§ **DATA BLOCK**:

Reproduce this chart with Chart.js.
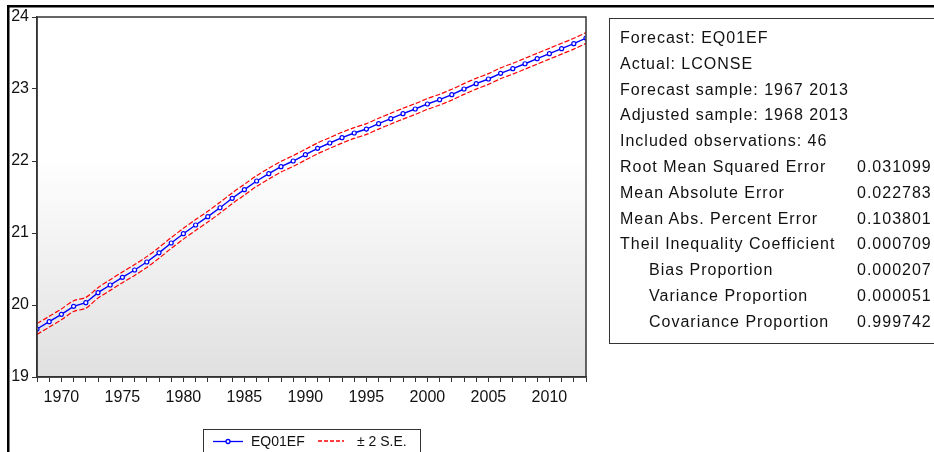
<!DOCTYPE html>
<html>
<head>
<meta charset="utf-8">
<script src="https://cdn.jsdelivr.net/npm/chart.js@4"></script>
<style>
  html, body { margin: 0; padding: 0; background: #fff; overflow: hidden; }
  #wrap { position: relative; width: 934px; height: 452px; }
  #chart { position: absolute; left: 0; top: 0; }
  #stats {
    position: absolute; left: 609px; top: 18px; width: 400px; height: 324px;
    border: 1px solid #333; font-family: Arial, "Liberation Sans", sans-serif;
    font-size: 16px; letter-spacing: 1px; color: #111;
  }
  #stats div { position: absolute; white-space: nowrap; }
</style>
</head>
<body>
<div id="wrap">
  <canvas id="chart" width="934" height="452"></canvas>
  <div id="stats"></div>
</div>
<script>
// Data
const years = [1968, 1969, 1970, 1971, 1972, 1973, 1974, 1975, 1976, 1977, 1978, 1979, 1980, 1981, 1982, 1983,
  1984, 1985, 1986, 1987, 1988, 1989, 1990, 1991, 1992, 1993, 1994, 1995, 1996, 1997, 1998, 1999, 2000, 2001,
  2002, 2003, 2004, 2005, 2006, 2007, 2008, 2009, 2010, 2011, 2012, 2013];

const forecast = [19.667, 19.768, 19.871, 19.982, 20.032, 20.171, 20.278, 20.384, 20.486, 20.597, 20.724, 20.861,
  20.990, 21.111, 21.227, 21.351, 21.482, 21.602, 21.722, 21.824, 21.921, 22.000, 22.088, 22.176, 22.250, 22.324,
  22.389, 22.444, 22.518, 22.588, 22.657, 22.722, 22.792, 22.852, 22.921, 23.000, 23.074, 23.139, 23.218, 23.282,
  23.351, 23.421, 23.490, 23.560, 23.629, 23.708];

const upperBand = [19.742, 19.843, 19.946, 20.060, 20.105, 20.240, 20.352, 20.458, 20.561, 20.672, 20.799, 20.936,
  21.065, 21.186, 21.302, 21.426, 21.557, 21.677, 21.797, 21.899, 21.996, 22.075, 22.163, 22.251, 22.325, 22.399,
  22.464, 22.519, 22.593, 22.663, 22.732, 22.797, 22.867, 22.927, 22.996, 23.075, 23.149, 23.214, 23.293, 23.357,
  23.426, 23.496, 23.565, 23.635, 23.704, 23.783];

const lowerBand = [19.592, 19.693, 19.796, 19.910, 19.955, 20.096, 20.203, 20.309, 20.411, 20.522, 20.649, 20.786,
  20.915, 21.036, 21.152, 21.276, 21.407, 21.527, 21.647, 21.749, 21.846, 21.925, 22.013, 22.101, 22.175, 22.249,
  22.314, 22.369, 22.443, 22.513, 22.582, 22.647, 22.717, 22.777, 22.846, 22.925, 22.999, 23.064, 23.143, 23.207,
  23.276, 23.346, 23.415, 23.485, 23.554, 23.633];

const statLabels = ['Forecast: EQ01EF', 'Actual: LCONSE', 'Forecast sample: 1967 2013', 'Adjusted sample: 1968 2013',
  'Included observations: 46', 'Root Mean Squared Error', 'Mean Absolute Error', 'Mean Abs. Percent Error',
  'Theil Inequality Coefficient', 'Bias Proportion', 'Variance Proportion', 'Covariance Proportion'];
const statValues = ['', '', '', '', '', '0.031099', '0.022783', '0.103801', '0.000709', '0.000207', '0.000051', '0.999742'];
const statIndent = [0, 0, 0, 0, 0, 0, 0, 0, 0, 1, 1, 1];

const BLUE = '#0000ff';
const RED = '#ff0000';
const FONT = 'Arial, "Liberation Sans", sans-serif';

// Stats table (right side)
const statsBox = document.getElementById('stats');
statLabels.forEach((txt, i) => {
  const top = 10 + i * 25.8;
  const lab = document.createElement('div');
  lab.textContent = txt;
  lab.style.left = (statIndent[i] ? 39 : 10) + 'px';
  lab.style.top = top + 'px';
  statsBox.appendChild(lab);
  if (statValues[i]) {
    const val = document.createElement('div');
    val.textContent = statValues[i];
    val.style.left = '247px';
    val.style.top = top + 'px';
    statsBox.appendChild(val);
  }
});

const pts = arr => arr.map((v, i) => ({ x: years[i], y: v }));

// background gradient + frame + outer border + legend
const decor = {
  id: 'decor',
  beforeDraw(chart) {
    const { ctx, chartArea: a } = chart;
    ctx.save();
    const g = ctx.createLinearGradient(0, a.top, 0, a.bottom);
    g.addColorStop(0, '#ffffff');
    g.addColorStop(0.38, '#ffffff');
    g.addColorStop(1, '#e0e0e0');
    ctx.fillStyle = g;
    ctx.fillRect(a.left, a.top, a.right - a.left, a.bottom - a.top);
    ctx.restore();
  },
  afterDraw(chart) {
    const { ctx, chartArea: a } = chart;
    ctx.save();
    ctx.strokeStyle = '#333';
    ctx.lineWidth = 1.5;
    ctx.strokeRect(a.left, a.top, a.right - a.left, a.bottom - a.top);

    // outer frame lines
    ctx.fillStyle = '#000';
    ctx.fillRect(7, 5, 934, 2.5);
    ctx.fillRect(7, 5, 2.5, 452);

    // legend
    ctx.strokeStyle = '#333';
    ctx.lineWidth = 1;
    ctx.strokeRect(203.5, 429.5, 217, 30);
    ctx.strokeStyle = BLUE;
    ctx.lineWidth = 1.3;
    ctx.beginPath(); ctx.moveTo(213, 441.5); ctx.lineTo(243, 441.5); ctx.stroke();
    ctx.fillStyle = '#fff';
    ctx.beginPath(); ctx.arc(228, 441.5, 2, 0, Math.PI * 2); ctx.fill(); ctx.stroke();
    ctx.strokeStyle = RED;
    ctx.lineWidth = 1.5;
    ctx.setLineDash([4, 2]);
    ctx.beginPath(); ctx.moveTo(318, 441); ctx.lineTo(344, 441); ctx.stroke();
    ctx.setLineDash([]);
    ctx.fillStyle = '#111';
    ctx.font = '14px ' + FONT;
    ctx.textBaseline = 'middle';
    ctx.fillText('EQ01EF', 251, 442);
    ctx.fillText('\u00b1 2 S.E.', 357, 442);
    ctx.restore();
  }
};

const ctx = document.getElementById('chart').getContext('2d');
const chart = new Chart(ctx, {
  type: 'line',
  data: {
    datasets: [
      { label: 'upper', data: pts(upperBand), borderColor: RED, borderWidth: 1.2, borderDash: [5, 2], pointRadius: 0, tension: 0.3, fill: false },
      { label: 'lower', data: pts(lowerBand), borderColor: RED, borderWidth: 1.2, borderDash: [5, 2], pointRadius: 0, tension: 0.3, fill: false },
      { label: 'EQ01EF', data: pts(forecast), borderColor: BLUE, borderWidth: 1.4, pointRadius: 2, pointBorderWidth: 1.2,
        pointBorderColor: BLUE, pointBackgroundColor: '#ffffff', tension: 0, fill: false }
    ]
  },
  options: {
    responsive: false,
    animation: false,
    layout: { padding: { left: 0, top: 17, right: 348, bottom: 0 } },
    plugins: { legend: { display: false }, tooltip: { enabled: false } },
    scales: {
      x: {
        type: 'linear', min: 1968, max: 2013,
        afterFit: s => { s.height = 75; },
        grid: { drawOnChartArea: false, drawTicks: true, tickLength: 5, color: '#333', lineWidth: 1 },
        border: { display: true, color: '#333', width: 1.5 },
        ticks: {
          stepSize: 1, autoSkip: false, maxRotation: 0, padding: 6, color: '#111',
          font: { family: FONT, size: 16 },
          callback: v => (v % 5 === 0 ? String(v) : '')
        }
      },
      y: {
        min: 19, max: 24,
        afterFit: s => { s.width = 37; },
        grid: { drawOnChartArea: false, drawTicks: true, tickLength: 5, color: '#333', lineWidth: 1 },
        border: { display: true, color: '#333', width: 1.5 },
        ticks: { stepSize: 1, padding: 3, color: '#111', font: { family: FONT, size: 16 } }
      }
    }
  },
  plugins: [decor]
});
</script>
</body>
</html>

§ **EXERCISE DIRECTIONS**: Begin at the first line of the material and copy each line exactly through the one containing "2011, 2012, 2013];". Omit pictures.

§ **TASK OUTPUT**:
Reproduce this chart with Chart.js.
<!DOCTYPE html>
<html>
<head>
<meta charset="utf-8">
<script src="https://cdn.jsdelivr.net/npm/chart.js@4"></script>
<style>
  html, body { margin: 0; padding: 0; background: #fff; overflow: hidden; }
  #wrap { position: relative; width: 934px; height: 452px; }
  #chart { position: absolute; left: 0; top: 0; }
  #stats {
    position: absolute; left: 609px; top: 18px; width: 400px; height: 324px;
    border: 1px solid #333; font-family: Arial, "Liberation Sans", sans-serif;
    font-size: 16px; letter-spacing: 1px; color: #111;
  }
  #stats div { position: absolute; white-space: nowrap; }
</style>
</head>
<body>
<div id="wrap">
  <canvas id="chart" width="934" height="452"></canvas>
  <div id="stats"></div>
</div>
<script>
// Data
const years = [1968, 1969, 1970, 1971, 1972, 1973, 1974, 1975, 1976, 1977, 1978, 1979, 1980, 1981, 1982, 1983,
  1984, 1985, 1986, 1987, 1988, 1989, 1990, 1991, 1992, 1993, 1994, 1995, 1996, 1997, 1998, 1999, 2000, 2001,
  2002, 2003, 2004, 2005, 2006, 2007, 2008, 2009, 2010, 2011, 2012, 2013];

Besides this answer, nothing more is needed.